### STATED EXERCISE
Reproduce each line from the first in the data through the line that contains "0.0116, 0.0121, 0.0125, 0.0129, 0.0132, 0.0136, 0.0140, 0.0140]" exactly; give nothing else.

⁂

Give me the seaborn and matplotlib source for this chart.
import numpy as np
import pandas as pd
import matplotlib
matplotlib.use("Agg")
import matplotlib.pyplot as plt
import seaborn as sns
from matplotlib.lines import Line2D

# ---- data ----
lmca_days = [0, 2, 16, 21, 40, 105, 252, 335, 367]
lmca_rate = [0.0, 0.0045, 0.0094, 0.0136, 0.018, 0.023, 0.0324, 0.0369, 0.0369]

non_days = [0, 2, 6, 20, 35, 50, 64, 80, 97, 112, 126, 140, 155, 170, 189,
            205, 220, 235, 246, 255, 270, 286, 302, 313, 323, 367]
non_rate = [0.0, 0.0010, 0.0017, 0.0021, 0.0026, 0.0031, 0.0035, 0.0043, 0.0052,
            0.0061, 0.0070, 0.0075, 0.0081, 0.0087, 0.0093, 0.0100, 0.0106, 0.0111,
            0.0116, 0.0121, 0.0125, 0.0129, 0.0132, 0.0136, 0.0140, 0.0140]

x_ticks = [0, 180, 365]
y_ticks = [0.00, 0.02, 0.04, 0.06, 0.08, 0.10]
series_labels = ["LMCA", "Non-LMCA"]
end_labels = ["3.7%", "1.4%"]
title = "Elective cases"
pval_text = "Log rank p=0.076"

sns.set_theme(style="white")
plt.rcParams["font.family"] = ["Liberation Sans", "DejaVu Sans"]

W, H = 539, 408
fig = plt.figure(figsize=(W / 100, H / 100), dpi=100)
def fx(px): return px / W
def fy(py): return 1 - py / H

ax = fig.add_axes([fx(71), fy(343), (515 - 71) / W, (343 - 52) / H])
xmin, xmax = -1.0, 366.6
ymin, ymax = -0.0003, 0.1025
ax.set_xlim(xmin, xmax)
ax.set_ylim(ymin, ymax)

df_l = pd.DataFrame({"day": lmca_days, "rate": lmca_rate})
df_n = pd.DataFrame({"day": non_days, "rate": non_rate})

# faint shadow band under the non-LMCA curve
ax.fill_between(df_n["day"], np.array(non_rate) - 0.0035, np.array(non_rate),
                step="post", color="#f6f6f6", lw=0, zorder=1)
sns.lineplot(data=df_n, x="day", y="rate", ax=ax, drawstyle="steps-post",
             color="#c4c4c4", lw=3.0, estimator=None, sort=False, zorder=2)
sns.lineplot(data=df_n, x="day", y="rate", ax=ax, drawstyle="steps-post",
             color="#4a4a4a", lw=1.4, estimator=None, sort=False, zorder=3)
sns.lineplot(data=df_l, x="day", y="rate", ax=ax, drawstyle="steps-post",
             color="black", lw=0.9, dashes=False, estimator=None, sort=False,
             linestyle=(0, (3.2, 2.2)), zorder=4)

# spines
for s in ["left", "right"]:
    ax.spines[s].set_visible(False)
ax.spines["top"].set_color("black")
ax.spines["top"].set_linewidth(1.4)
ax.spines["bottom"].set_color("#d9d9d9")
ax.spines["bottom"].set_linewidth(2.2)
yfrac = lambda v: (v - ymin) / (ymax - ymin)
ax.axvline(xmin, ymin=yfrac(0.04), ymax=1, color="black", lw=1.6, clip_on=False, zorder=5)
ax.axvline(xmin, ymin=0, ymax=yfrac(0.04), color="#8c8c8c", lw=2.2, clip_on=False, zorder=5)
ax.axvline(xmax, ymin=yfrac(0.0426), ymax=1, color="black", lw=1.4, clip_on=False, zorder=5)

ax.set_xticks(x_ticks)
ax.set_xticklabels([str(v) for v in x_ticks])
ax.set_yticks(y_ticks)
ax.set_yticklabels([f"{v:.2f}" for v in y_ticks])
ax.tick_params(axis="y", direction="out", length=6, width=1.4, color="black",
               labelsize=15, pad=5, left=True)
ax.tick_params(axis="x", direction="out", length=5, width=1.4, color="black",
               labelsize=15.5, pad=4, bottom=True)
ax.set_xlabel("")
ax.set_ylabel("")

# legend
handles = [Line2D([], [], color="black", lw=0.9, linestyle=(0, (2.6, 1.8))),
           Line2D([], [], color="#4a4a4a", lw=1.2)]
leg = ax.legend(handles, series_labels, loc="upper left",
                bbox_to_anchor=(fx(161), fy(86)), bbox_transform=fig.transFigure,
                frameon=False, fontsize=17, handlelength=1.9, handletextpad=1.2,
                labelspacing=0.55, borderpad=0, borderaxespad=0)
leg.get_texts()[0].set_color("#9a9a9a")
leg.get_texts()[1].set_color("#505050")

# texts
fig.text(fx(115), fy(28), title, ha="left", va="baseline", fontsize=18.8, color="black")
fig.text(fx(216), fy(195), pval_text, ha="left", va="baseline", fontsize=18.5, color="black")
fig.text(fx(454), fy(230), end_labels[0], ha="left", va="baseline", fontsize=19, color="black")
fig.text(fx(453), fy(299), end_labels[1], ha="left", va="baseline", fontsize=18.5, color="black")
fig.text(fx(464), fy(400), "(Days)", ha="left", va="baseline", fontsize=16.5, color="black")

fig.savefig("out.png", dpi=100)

⁂

### SOLUTION TO THE EXERCISE
Give me the seaborn and matplotlib source for this chart.
import numpy as np
import pandas as pd
import matplotlib
matplotlib.use("Agg")
import matplotlib.pyplot as plt
import seaborn as sns
from matplotlib.lines import Line2D

# ---- data ----
lmca_days = [0, 2, 16, 21, 40, 105, 252, 335, 367]
lmca_rate = [0.0, 0.0045, 0.0094, 0.0136, 0.018, 0.023, 0.0324, 0.0369, 0.0369]

non_days = [0, 2, 6, 20, 35, 50, 64, 80, 97, 112, 126, 140, 155, 170, 189,
            205, 220, 235, 246, 255, 270, 286, 302, 313, 323, 367]
non_rate = [0.0, 0.0010, 0.0017, 0.0021, 0.0026, 0.0031, 0.0035, 0.0043, 0.0052,
            0.0061, 0.0070, 0.0075, 0.0081, 0.0087, 0.0093, 0.0100, 0.0106, 0.0111,
            0.0116, 0.0121, 0.0125, 0.0129, 0.0132, 0.0136, 0.0140, 0.0140]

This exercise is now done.